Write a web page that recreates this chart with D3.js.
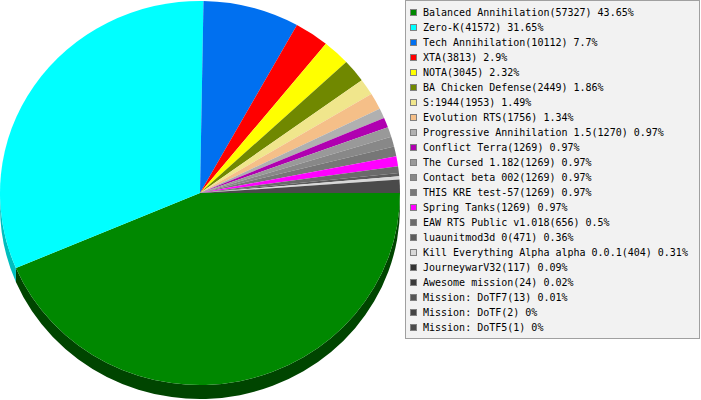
<!DOCTYPE html>
<html>
<head>
<meta charset="utf-8">
<script src="https://cdn.jsdelivr.net/npm/d3@7"></script>
<style>
  body { margin: 0; background: #fff; }
  svg { display: block; }
</style>
</head>
<body>
<div id="chart"></div>
<script>
// Mods and number of games played
const mods = [
    'Balanced Annihilation', 'Zero-K', 'Tech Annihilation', 'XTA', 'NOTA',
    'BA Chicken Defense', 'S:1944', 'Evolution RTS', 'Progressive Annihilation 1.5',
    'Conflict Terra', 'The Cursed 1.182', 'Contact beta 002', 'THIS KRE test-57',
    'Spring Tanks', 'EAW RTS Public v1.018', 'luaunitmod3d 0',
    'Kill Everything Alpha alpha 0.0.1', 'JourneywarV32', 'Awesome mission',
    'Mission: DoTF7', 'Mission: DoTF', 'Mission: DoTF5'
];
const games = [
    57327, 41572, 10112, 3813, 3045, 2449, 1953, 1756, 1270,
    1269, 1269, 1269, 1269, 1269, 656, 471, 404, 117, 24, 13, 2, 1
];

// slice colours, same order as mods
const colors = [
    '#008800', '#00ffff', '#0070f0', '#ff0000', '#ffff00', '#708800', '#f0e68c',
    '#f5bf88', '#b0b0b0', '#b000b0', '#999999', '#888888', '#777777', '#ff00ff',
    '#6a6a6a', '#5c5c5c', '#d8d8d8', '#333333', '#3a3a3a', '#555555', '#444444', '#4a4a4a'
];

const width = 701;
const height = 400;
const cx = 200, cy = 193;
const rx = 200, ry = 192;
const depth = 14;

const total = d3.sum(games);
const pct = v => +(v / total * 100).toFixed(2);

const svg = d3.select('#chart')
    .append('svg')
    .attr('width', width)
    .attr('height', height);

const pie = d3.pie().sort(null).value(d => d);
const arcs = pie(games);

// the original renderer works in whole degrees, last slice takes what is left
let acc = 0;
const slices = arcs.map((d, i) => {
    let span = Math.round((d.endAngle - d.startAngle) * 180 / Math.PI);
    if (i === arcs.length - 1) span = 360 - acc;
    const s = { index: i, a0: acc * Math.PI / 180, a1: (acc + span) * Math.PI / 180 };
    acc += span;
    return s;
});

// point on the ellipse, angle from east going clockwise
const px = a => cx + rx * Math.cos(a);
const py = a => cy + ry * Math.sin(a);

// sides (only the front half shows)
const sides = svg.append('g');
slices.forEach(s => {
    const a0 = Math.max(s.a0, 0), a1 = Math.min(s.a1, Math.PI);
    if (a1 <= a0) return;
    const large = (a1 - a0) > Math.PI ? 1 : 0;
    const p = `M${px(a0)},${py(a0)}` +
        `A${rx},${ry} 0 ${large} 1 ${px(a1)},${py(a1)}` +
        `L${px(a1)},${py(a1) + depth}` +
        `A${rx},${ry} 0 ${large} 0 ${px(a0)},${py(a0) + depth}Z`;
    const mid = (a0 + a1) / 2;
    const k = 0.45 + 0.3 * Math.abs(Math.cos(mid));
    const c = d3.rgb(colors[s.index]);
    sides.append('path')
        .attr('d', p)
        .attr('fill', d3.rgb(c.r * k, c.g * k, c.b * k));
});

// top face
const arc = d3.arc().innerRadius(0).outerRadius(rx);
svg.append('g')
    .attr('transform', `translate(${cx},${cy}) scale(1,${ry / rx})`)
    .selectAll('path')
    .data(slices)
    .enter()
    .append('path')
    .attr('d', s => arc({ startAngle: s.a0 + Math.PI / 2, endAngle: s.a1 + Math.PI / 2 }))
    .attr('fill', s => colors[s.index]);

// legend
const legend = svg.append('g');
legend.append('rect')
    .attr('x', 405.5)
    .attr('y', 0.5)
    .attr('width', 294)
    .attr('height', 338)
    .attr('fill', '#f2f2f2')
    .attr('stroke', '#a0a0a0');

const rows = legend.selectAll('g.row')
    .data(mods)
    .enter()
    .append('g')
    .attr('class', 'row')
    .attr('transform', (d, i) => `translate(0,${15 * i})`);

rows.append('rect')
    .attr('x', 410.5)
    .attr('y', 9.5)
    .attr('width', 6)
    .attr('height', 6)
    .attr('fill', (d, i) => colors[i])
    .attr('stroke', '#808080');

rows.append('text')
    .attr('x', 423)
    .attr('y', 16)
    .attr('font-family', 'DejaVu Sans Mono, monospace')
    .attr('font-size', 10)
    .attr('fill', '#000')
    .text((d, i) => `${d}(${games[i]}) ${pct(games[i])}%`);
</script>
</body>
</html>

============

--- Aim of the task ---
Your task is to restate word for word the lines from the top of the data to the line containing "const py = a => cy + ry * Math.sin(a);", both ends included, with every picture left out.

--- Exercise output ---
Write a web page that recreates this chart with D3.js.
<!DOCTYPE html>
<html>
<head>
<meta charset="utf-8">
<script src="https://cdn.jsdelivr.net/npm/d3@7"></script>
<style>
  body { margin: 0; background: #fff; }
  svg { display: block; }
</style>
</head>
<body>
<div id="chart"></div>
<script>
// Mods and number of games played
const mods = [
    'Balanced Annihilation', 'Zero-K', 'Tech Annihilation', 'XTA', 'NOTA',
    'BA Chicken Defense', 'S:1944', 'Evolution RTS', 'Progressive Annihilation 1.5',
    'Conflict Terra', 'The Cursed 1.182', 'Contact beta 002', 'THIS KRE test-57',
    'Spring Tanks', 'EAW RTS Public v1.018', 'luaunitmod3d 0',
    'Kill Everything Alpha alpha 0.0.1', 'JourneywarV32', 'Awesome mission',
    'Mission: DoTF7', 'Mission: DoTF', 'Mission: DoTF5'
];
const games = [
    57327, 41572, 10112, 3813, 3045, 2449, 1953, 1756, 1270,
    1269, 1269, 1269, 1269, 1269, 656, 471, 404, 117, 24, 13, 2, 1
];

// slice colours, same order as mods
const colors = [
    '#008800', '#00ffff', '#0070f0', '#ff0000', '#ffff00', '#708800', '#f0e68c',
    '#f5bf88', '#b0b0b0', '#b000b0', '#999999', '#888888', '#777777', '#ff00ff',
    '#6a6a6a', '#5c5c5c', '#d8d8d8', '#333333', '#3a3a3a', '#555555', '#444444', '#4a4a4a'
];

const width = 701;
const height = 400;
const cx = 200, cy = 193;
const rx = 200, ry = 192;
const depth = 14;

const total = d3.sum(games);
const pct = v => +(v / total * 100).toFixed(2);

const svg = d3.select('#chart')
    .append('svg')
    .attr('width', width)
    .attr('height', height);

const pie = d3.pie().sort(null).value(d => d);
const arcs = pie(games);

// the original renderer works in whole degrees, last slice takes what is left
let acc = 0;
const slices = arcs.map((d, i) => {
    let span = Math.round((d.endAngle - d.startAngle) * 180 / Math.PI);
    if (i === arcs.length - 1) span = 360 - acc;
    const s = { index: i, a0: acc * Math.PI / 180, a1: (acc + span) * Math.PI / 180 };
    acc += span;
    return s;
});

// point on the ellipse, angle from east going clockwise
const px = a => cx + rx * Math.cos(a);
const py = a => cy + ry * Math.sin(a);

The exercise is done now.